Problem details =
Copy the data exactly as it appears, and do not include any pictures.
++++ Provided material ++++
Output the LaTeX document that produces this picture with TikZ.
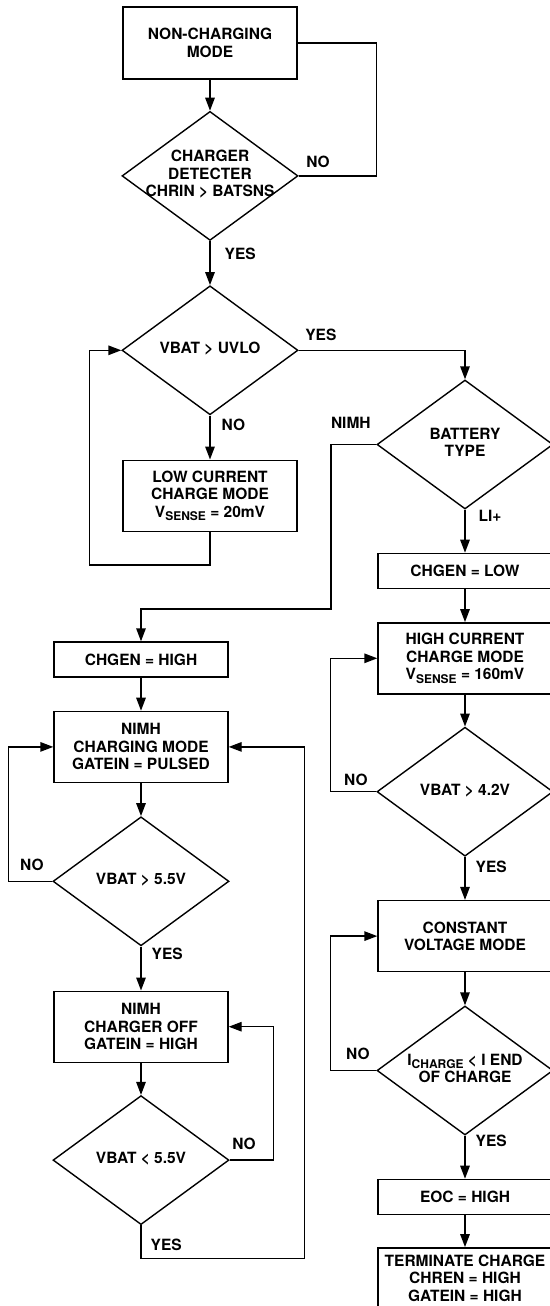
\documentclass[tikz,border=0pt]{standalone}
\usepackage{fontspec}
\setmainfont{TeX Gyre Heros}
\usetikzlibrary{arrows.meta,positioning,shapes.geometric}
\newcommand{\dtext}[1]{\makebox[0pt]{\begin{tabular}{@{}c@{}}#1\end{tabular}}}
\newcommand{\sbs}[1]{\raisebox{-3.5pt}{\fontsize{12}{12}\selectfont #1}}

\begin{document}
\begin{tikzpicture}[x=1pt, y=1pt,
  every node/.style={font=\fontsize{15.5}{17.5}\selectfont\bfseries},
  box/.style={rectangle, draw, line width=1.4pt, minimum width=174pt,
              minimum height=71pt, inner sep=0pt, align=center},
  flat/.style={box, minimum height=35pt},
  dec/.style={diamond, draw, line width=1.4pt, minimum width=176pt,
              minimum height=129pt, inner sep=0pt},
  arr/.style={-{Triangle[length=13pt,width=9.5pt]}, line width=1.4pt},
  wire/.style={line width=1.4pt},
  lbl/.style={inner sep=0pt, pos=0}
]
  \useasboundingbox (0,0) rectangle (549,-1306);
  % top column
  \node[box, minimum height=72pt] (nonchg) at (210,-43) {NON-CHARGING\\MODE};
  \node[dec, below=31pt of nonchg] (chrin)  {\raisebox{8pt}{\dtext{CHARGER\\DETECTER\\CHRIN > BATSNS}}};
  \node[dec, below=44pt of chrin]  (uvlo)   {\dtext{VBAT > UVLO}};
  \node[box, below=44pt of uvlo]   (lowchg) {LOW CURRENT\\CHARGE MODE\\V\sbs{SENSE} = 20mV};
  % Li+ column
  \node[dec] (battype) at (465,-444.5) {\dtext{BATTERY\\TYPE}};
  \node[flat, below=43pt of battype] (chglow) {CHGEN = LOW};
  \node[box, below=33pt of chglow]   (hichg)  {HIGH CURRENT\\CHARGE MODE\\V\sbs{SENSE} = 160mV};
  \node[dec, below=32pt of hichg]    (vli)    {\dtext{VBAT > 4.2V}};
  \node[box, below=43pt of vli]      (cvmode) {CONSTANT\\VOLTAGE MODE};
  \node[dec, below=33pt of cvmode]   (iend)   {\dtext{I\sbs{CHARGE} < I END\\OF CHARGE}};
  \node[flat, below=43pt of iend]    (eoc)    {EOC = HIGH};
  \node[box, below=32pt of eoc]      (term)   {TERMINATE CHARGE\\CHREN = HIGH\\GATEIN = HIGH\rule[-11pt]{0pt}{0pt}};
  % NiMH column
  \node[flat] (chghigh) at (141,-659.5) {CHGEN = HIGH};
  \node[box, below=33pt of chghigh] (nimhchg) {NIMH\\CHARGING MODE\\GATEIN = PULSED};
  \node[dec, below=33pt of nimhchg] (vnimh)   {\dtext{VBAT > 5.5V}};
  \node[box, below=44pt of vnimh]   (nimhoff) {NIMH\\CHARGER OFF\\GATEIN = HIGH};
  \node[dec, below=32pt of nimhoff] (vlow)    {\dtext{VBAT < 5.5V}};
  \coordinate (nimhbend) at (331,-609);

  \draw[arr] (nonchg) -- (chrin);
  \draw[wire] (chrin.east) -- node[lbl, anchor=south west, xshift=7pt, yshift=8pt]{NO} ++(78pt,0) |- (nonchg.east);
  \draw[arr] (chrin) -- node[lbl, anchor=south west, xshift=14pt, yshift=-19pt]{YES} (uvlo);
  \draw[arr] (uvlo.east) -| node[lbl, anchor=south west, xshift=6pt, yshift=9pt]{YES} (battype.north);
  \draw[arr] (uvlo) -- node[lbl, anchor=south west, xshift=11pt, yshift=-16pt]{NO} (lowchg);
  \draw[arr] (lowchg.south) -- ++(0,-33pt) -| ([xshift=-32pt]uvlo.west) -- (uvlo.west);
  \draw[arr] (battype.west) -- node[lbl, anchor=south east, xshift=-5pt, yshift=15.5pt]{NIMH} (battype.west -| nimhbend)
             -- (nimhbend) -| (chghigh.north);
  \draw[arr] (battype) -- node[lbl, anchor=south west, xshift=13pt, yshift=-12pt]{LI+} (chglow);
  \draw[arr] (chglow) -- (hichg);
  \draw[arr] (hichg) -- (vli);
  \draw[arr] (vli.west) -- node[lbl, anchor=south east, xshift=-8pt, yshift=5.5pt]{NO} ++(-46pt,0) |- (hichg.west);
  \draw[arr] (vli) -- node[lbl, anchor=south west, xshift=10pt, yshift=-16pt]{YES} (cvmode);
  \draw[arr] (cvmode) -- (iend);
  \draw[arr] (iend.west) -- node[lbl, anchor=south east, xshift=-6pt, yshift=10.5pt]{NO} ++(-46pt,0) |- (cvmode.west);
  \draw[arr] (iend) -- node[lbl, anchor=south west, xshift=10pt, yshift=-12pt]{YES} (eoc);
  \draw[arr] (eoc) -- (term);
  \draw[arr] (chghigh) -- (nimhchg);
  \draw[arr] (nimhchg) -- (vnimh);
  \draw[arr] (vnimh.west) -- node[lbl, anchor=south east, xshift=-8pt, yshift=9.5pt]{NO} ++(-44pt,0) |- (nimhchg.west);
  \draw[arr] (vnimh) -- node[lbl, anchor=south west, xshift=10pt, yshift=-14pt]{YES} (nimhoff);
  \draw[arr] (nimhoff) -- (vlow);
  \draw[arr] (vlow.east) -- node[lbl, anchor=south west, xshift=2pt, yshift=9.5pt]{NO} ++(44pt,0) |- (nimhoff.east);
  \draw[arr] (vlow.south) -- node[lbl, anchor=south west, xshift=9pt, yshift=-26pt]{YES} ++(0,-33pt)
             -| ([xshift=76pt]nimhchg.east) -- (nimhchg.east);
\end{tikzpicture}
\end{document}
++++
Exercise response =
Output the LaTeX document that produces this picture with TikZ.
\documentclass[tikz,border=0pt]{standalone}
\usepackage{fontspec}
\setmainfont{TeX Gyre Heros}
\usetikzlibrary{arrows.meta,positioning,shapes.geometric}
\newcommand{\dtext}[1]{\makebox[0pt]{\begin{tabular}{@{}c@{}}#1\end{tabular}}}
\newcommand{\sbs}[1]{\raisebox{-3.5pt}{\fontsize{12}{12}\selectfont #1}}

\begin{document}
\begin{tikzpicture}[x=1pt, y=1pt,
  every node/.style={font=\fontsize{15.5}{17.5}\selectfont\bfseries},
  box/.style={rectangle, draw, line width=1.4pt, minimum width=174pt,
              minimum height=71pt, inner sep=0pt, align=center},
  flat/.style={box, minimum height=35pt},
  dec/.style={diamond, draw, line width=1.4pt, minimum width=176pt,
              minimum height=129pt, inner sep=0pt},
  arr/.style={-{Triangle[length=13pt,width=9.5pt]}, line width=1.4pt},
  wire/.style={line width=1.4pt},
  lbl/.style={inner sep=0pt, pos=0}
]
  \useasboundingbox (0,0) rectangle (549,-1306);
  % top column
  \node[box, minimum height=72pt] (nonchg) at (210,-43) {NON-CHARGING\\MODE};
  \node[dec, below=31pt of nonchg] (chrin)  {\raisebox{8pt}{\dtext{CHARGER\\DETECTER\\CHRIN > BATSNS}}};
  \node[dec, below=44pt of chrin]  (uvlo)   {\dtext{VBAT > UVLO}};
  \node[box, below=44pt of uvlo]   (lowchg) {LOW CURRENT\\CHARGE MODE\\V\sbs{SENSE} = 20mV};
  % Li+ column
  \node[dec] (battype) at (465,-444.5) {\dtext{BATTERY\\TYPE}};
  \node[flat, below=43pt of battype] (chglow) {CHGEN = LOW};
  \node[box, below=33pt of chglow]   (hichg)  {HIGH CURRENT\\CHARGE MODE\\V\sbs{SENSE} = 160mV};
  \node[dec, below=32pt of hichg]    (vli)    {\dtext{VBAT > 4.2V}};
  \node[box, below=43pt of vli]      (cvmode) {CONSTANT\\VOLTAGE MODE};
  \node[dec, below=33pt of cvmode]   (iend)   {\dtext{I\sbs{CHARGE} < I END\\OF CHARGE}};
  \node[flat, below=43pt of iend]    (eoc)    {EOC = HIGH};
  \node[box, below=32pt of eoc]      (term)   {TERMINATE CHARGE\\CHREN = HIGH\\GATEIN = HIGH\rule[-11pt]{0pt}{0pt}};
  % NiMH column
  \node[flat] (chghigh) at (141,-659.5) {CHGEN = HIGH};
  \node[box, below=33pt of chghigh] (nimhchg) {NIMH\\CHARGING MODE\\GATEIN = PULSED};
  \node[dec, below=33pt of nimhchg] (vnimh)   {\dtext{VBAT > 5.5V}};
  \node[box, below=44pt of vnimh]   (nimhoff) {NIMH\\CHARGER OFF\\GATEIN = HIGH};
  \node[dec, below=32pt of nimhoff] (vlow)    {\dtext{VBAT < 5.5V}};
  \coordinate (nimhbend) at (331,-609);

  \draw[arr] (nonchg) -- (chrin);
  \draw[wire] (chrin.east) -- node[lbl, anchor=south west, xshift=7pt, yshift=8pt]{NO} ++(78pt,0) |- (nonchg.east);
  \draw[arr] (chrin) -- node[lbl, anchor=south west, xshift=14pt, yshift=-19pt]{YES} (uvlo);
  \draw[arr] (uvlo.east) -| node[lbl, anchor=south west, xshift=6pt, yshift=9pt]{YES} (battype.north);
  \draw[arr] (uvlo) -- node[lbl, anchor=south west, xshift=11pt, yshift=-16pt]{NO} (lowchg);
  \draw[arr] (lowchg.south) -- ++(0,-33pt) -| ([xshift=-32pt]uvlo.west) -- (uvlo.west);
  \draw[arr] (battype.west) -- node[lbl, anchor=south east, xshift=-5pt, yshift=15.5pt]{NIMH} (battype.west -| nimhbend)
             -- (nimhbend) -| (chghigh.north);
  \draw[arr] (battype) -- node[lbl, anchor=south west, xshift=13pt, yshift=-12pt]{LI+} (chglow);
  \draw[arr] (chglow) -- (hichg);
  \draw[arr] (hichg) -- (vli);
  \draw[arr] (vli.west) -- node[lbl, anchor=south east, xshift=-8pt, yshift=5.5pt]{NO} ++(-46pt,0) |- (hichg.west);
  \draw[arr] (vli) -- node[lbl, anchor=south west, xshift=10pt, yshift=-16pt]{YES} (cvmode);
  \draw[arr] (cvmode) -- (iend);
  \draw[arr] (iend.west) -- node[lbl, anchor=south east, xshift=-6pt, yshift=10.5pt]{NO} ++(-46pt,0) |- (cvmode.west);
  \draw[arr] (iend) -- node[lbl, anchor=south west, xshift=10pt, yshift=-12pt]{YES} (eoc);
  \draw[arr] (eoc) -- (term);
  \draw[arr] (chghigh) -- (nimhchg);
  \draw[arr] (nimhchg) -- (vnimh);
  \draw[arr] (vnimh.west) -- node[lbl, anchor=south east, xshift=-8pt, yshift=9.5pt]{NO} ++(-44pt,0) |- (nimhchg.west);
  \draw[arr] (vnimh) -- node[lbl, anchor=south west, xshift=10pt, yshift=-14pt]{YES} (nimhoff);
  \draw[arr] (nimhoff) -- (vlow);
  \draw[arr] (vlow.east) -- node[lbl, anchor=south west, xshift=2pt, yshift=9.5pt]{NO} ++(44pt,0) |- (nimhoff.east);
  \draw[arr] (vlow.south) -- node[lbl, anchor=south west, xshift=9pt, yshift=-26pt]{YES} ++(0,-33pt)
             -| ([xshift=76pt]nimhchg.east) -- (nimhchg.east);
\end{tikzpicture}
\end{document}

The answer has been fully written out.